I'm a Hopeful Romantic
Most would call it a "hopeless romantic," but I have not lost hope in you men.
Why did I end up so smitten for anything emotional? Well... I think it's because throughout my childhood I dreamed of my prince charming. I dreamed of those perfectly romantic moments that every girl experiences (or so I imagined) and I could not wait for them to happen to me. The benefits of being a hopeful romantic is that I somehow have the gift of bringing out the romanticism hidden deep within boys. In some cases, my life has felt almost movie-like, and it has been an awesome experience.
Here's a game for you to play. I'm gonna name 5 moments that may or may not have happened to me in my lifetime. It is up to you to decide if these were actual occurences or figments of my imagination. It's kind of like that game where you have to say 2 truths and a lie about yourself, and everyone has to pick out the lie. Well here you are... Did these romantic moments actually happen to me or have I just drummed them up for your entertainment?
1) Truth or fiction? - My first kiss ever occured in a tiny park, on a wooden park bench, underneath a very bright moon that was hidden behind some hovering clouds. The boy put his finger on my chin, turned my face towards his, and kissed me. It was the perfect first kiss.
2) Truth or fiction? - In a span of 2 years, I recieved over 25 roses plus at least one other bouquet of flowers from the same guy. He had one dozen pink roses delivered to my house once, just because I had had an awful day and was crying when school got over.

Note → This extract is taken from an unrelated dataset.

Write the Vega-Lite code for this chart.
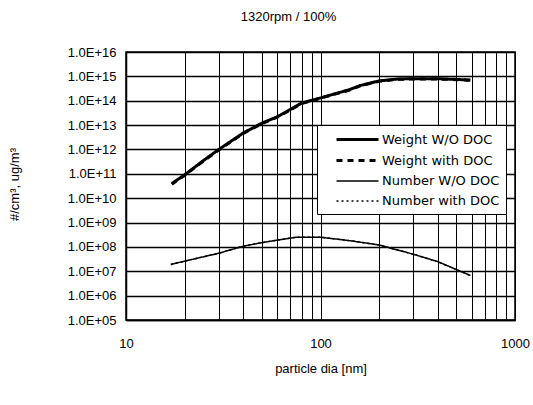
{
  "$schema": "https://vega.github.io/schema/vega-lite/v6.json",
  "autosize": "none",
  "width": 389,
  "height": 268,
  "padding": {"left": 126, "top": 52, "right": 18, "bottom": 85},
  "background": "white",
  "title": {"text": "1320rpm / 100%", "fontSize": 13, "font": "Liberation Sans", "fontWeight": "normal", "color": "black", "anchor": "middle", "dx": -32, "offset": 22},
  "config": {
    "view": {"stroke": "black", "strokeWidth": 1.5},
    "font": "Liberation Sans"
  },
  "data": {"values": [
    {"series": "Weight W/O DOC", "d": 17.2, "v": 4e10},
    {"series": "Weight W/O DOC", "d": 20, "v": 9e10},
    {"series": "Weight W/O DOC", "d": 25, "v": 3.5e11},
    {"series": "Weight W/O DOC", "d": 30, "v": 1e12},
    {"series": "Weight W/O DOC", "d": 40, "v": 4.7e12},
    {"series": "Weight W/O DOC", "d": 50, "v": 1.2e13},
    {"series": "Weight W/O DOC", "d": 60, "v": 2.2e13},
    {"series": "Weight W/O DOC", "d": 80, "v": 8e13},
    {"series": "Weight W/O DOC", "d": 100, "v": 1.3e14},
    {"series": "Weight W/O DOC", "d": 140, "v": 2.8e14},
    {"series": "Weight W/O DOC", "d": 160, "v": 4.2e14},
    {"series": "Weight W/O DOC", "d": 200, "v": 6.5e14},
    {"series": "Weight W/O DOC", "d": 250, "v": 7.8e14},
    {"series": "Weight W/O DOC", "d": 300, "v": 8e14},
    {"series": "Weight W/O DOC", "d": 400, "v": 8e14},
    {"series": "Weight W/O DOC", "d": 500, "v": 7.5e14},
    {"series": "Weight W/O DOC", "d": 590, "v": 7e14},
    {"series": "Weight with DOC", "d": 17.2, "v": 3.7e10},
    {"series": "Weight with DOC", "d": 20, "v": 8.6e10},
    {"series": "Weight with DOC", "d": 25, "v": 3.3e11},
    {"series": "Weight with DOC", "d": 30, "v": 9.5e11},
    {"series": "Weight with DOC", "d": 40, "v": 4.5e12},
    {"series": "Weight with DOC", "d": 50, "v": 1.15e13},
    {"series": "Weight with DOC", "d": 60, "v": 2.1e13},
    {"series": "Weight with DOC", "d": 80, "v": 7.7e13},
    {"series": "Weight with DOC", "d": 100, "v": 1.27e14},
    {"series": "Weight with DOC", "d": 140, "v": 2.7e14},
    {"series": "Weight with DOC", "d": 160, "v": 4.1e14},
    {"series": "Weight with DOC", "d": 200, "v": 6.3e14},
    {"series": "Weight with DOC", "d": 250, "v": 7.6e14},
    {"series": "Weight with DOC", "d": 300, "v": 7.8e14},
    {"series": "Weight with DOC", "d": 400, "v": 7.8e14},
    {"series": "Weight with DOC", "d": 500, "v": 7.3e14},
    {"series": "Weight with DOC", "d": 590, "v": 6.9e14},
    {"series": "Number W/O DOC", "d": 17.0, "v": 1.9e7},
    {"series": "Number W/O DOC", "d": 20, "v": 2.6e7},
    {"series": "Number W/O DOC", "d": 30, "v": 5.5e7},
    {"series": "Number W/O DOC", "d": 40, "v": 1.07e8},
    {"series": "Number W/O DOC", "d": 50, "v": 1.5e8},
    {"series": "Number W/O DOC", "d": 60, "v": 1.9e8},
    {"series": "Number W/O DOC", "d": 75, "v": 2.5e8},
    {"series": "Number W/O DOC", "d": 100, "v": 2.5e8},
    {"series": "Number W/O DOC", "d": 142, "v": 1.8e8},
    {"series": "Number W/O DOC", "d": 200, "v": 1.2e8},
    {"series": "Number W/O DOC", "d": 300, "v": 5e7},
    {"series": "Number W/O DOC", "d": 400, "v": 2.5e7},
    {"series": "Number W/O DOC", "d": 590, "v": 6.7e6},
    {"series": "Number with DOC", "d": 17.0, "v": 1.9e7},
    {"series": "Number with DOC", "d": 20, "v": 2.6e7},
    {"series": "Number with DOC", "d": 30, "v": 5.5e7},
    {"series": "Number with DOC", "d": 40, "v": 1.07e8},
    {"series": "Number with DOC", "d": 50, "v": 1.5e8},
    {"series": "Number with DOC", "d": 60, "v": 1.9e8},
    {"series": "Number with DOC", "d": 75, "v": 2.5e8},
    {"series": "Number with DOC", "d": 100, "v": 2.5e8},
    {"series": "Number with DOC", "d": 142, "v": 1.8e8},
    {"series": "Number with DOC", "d": 200, "v": 1.2e8},
    {"series": "Number with DOC", "d": 300, "v": 5e7},
    {"series": "Number with DOC", "d": 400, "v": 2.5e7},
    {"series": "Number with DOC", "d": 590, "v": 6.7e6}
  ]},
  "mark": {"type": "line", "color": "black", "clip": true},
  "encoding": {
    "x": {
      "field": "d", "type": "quantitative",
      "scale": {"type": "log", "domain": [10, 1000], "nice": false},
      "axis": {
        "title": "particle dia  [nm]",
        "titleFontSize": 13, "titleFontWeight": "normal", "titleColor": "black", "titlePadding": 12,
        "values": [10, 20, 30, 40, 50, 60, 70, 80, 90, 100, 200, 300, 400, 500, 600, 700, 800, 900, 1000],
        "labelExpr": "datum.value == 10 || datum.value == 100 || datum.value == 1000 ? '' + datum.value : ''",
        "labelFontSize": 13, "labelColor": "black", "labelPadding": 17, "labelFlush": false, "labelOverlap": false,
        "ticks": false, "domainColor": "black", "domainWidth": 1.5,
        "grid": true, "gridColor": "black", "gridOpacity": 1, "gridWidth": 1
      }
    },
    "y": {
      "field": "v", "type": "quantitative",
      "scale": {"type": "log", "domain": [1e5, 1e16], "nice": false},
      "axis": {
        "title": "#/cm³,  ug/m³",
        "titleFontSize": 13, "titleFontWeight": "normal", "titleColor": "black", "titleX": -112, "titleY": 132, "titleAngle": 270, "titleAlign": "center", "titleBaseline": "middle",
        "values": [1e5, 1e6, 1e7, 1e8, 1e9, 1e10, 1e11, 1e12, 1e13, 1e14, 1e15, 1e16],
        "labelExpr": "'1.0E+' + (round(log(datum.value)/LN10) < 10 ? '0' : '') + round(log(datum.value)/LN10)",
        "labelFontSize": 13, "labelColor": "black", "labelPadding": 10, "labelOverlap": false, "labelFlush": false,
        "ticks": false, "domainColor": "black", "domainWidth": 1.5,
        "grid": true, "gridColor": "black", "gridOpacity": 1, "gridWidth": 1.3
      }
    },
    "strokeDash": {
      "field": "series", "type": "nominal",
      "scale": {"domain": ["Weight W/O DOC", "Weight with DOC", "Number W/O DOC", "Number with DOC"], "range": [[1, 0], [6, 5], [1, 0], [2, 3]]},
      "legend": {
        "title": null, "orient": "none", "legendX": 191, "legendY": 73,
        "strokeColor": "black", "fillColor": "white", "padding": 6,
        "symbolType": "M-1,0H5", "symbolSize": 196, "symbolStrokeColor": "black", "symbolFillColor": "transparent", "symbolOffset": 12,
        "labelFont": "DejaVu Sans", "labelFontSize": 13, "labelColor": "black", "labelOffset": 30, "rowPadding": 5
      }
    },
    "strokeWidth": {
      "field": "series", "type": "ordinal",
      "scale": {"type": "ordinal", "domain": ["Weight W/O DOC", "Weight with DOC", "Number W/O DOC", "Number with DOC"], "range": [3, 3, 1.5, 1.5]},
      "legend": {
        "title": null, "orient": "none", "legendX": 191, "legendY": 73,
        "strokeColor": "black", "fillColor": "white", "padding": 6,
        "symbolType": "M-1,0H5", "symbolSize": 196, "symbolStrokeColor": "black", "symbolFillColor": "transparent", "symbolOffset": 12,
        "labelFont": "DejaVu Sans", "labelFontSize": 13, "labelColor": "black", "labelOffset": 30, "rowPadding": 5
      }
    }
  }
}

3) Truth or fiction? - On the Eve of Thanksgiving one year, I spent 4 hours in the middle of a pasture bundled up in layers and layers of clothing sitting on a blanket next to my amazing boyfriend talking about our past, our present, and our futures. The sky was full of twinkling winter stars, and the brisk wind blew just enough to make the long grass russle all around us.
4) Truth or fiction? - One good guy-friend of mine drove me out to a gazebo located on the edge of El Dorado Lake. All day we had discussed how we were going to play a joke on two of our friends and tell them we were engaged. Once we arrived to the lake, said boy took my hand and led me out onto the gazebo. His twinkling eyes looked straight into mine and he said "Will you marry me?" (offering me a fake, but kinda real looking ring from WalMart.) He did the actual proposal because he didn't want me to have to straight up lie to our friends.
5) Truth or fiction? - A guy once tried to woo me by turning on the 80's song "Make me lose control," and dancing with me in the middle of his dorm room. I had only come over to say hello... but he had been planning the moment for quite some time.
The dictionary definition of Platonic love
is as follows: a pure, spiritual affection, subsisting between persons of opposite sex, unmixed with carnal desires, and regarding the mind only and its excellences; -- a species of love for which Plato was a warm advocate.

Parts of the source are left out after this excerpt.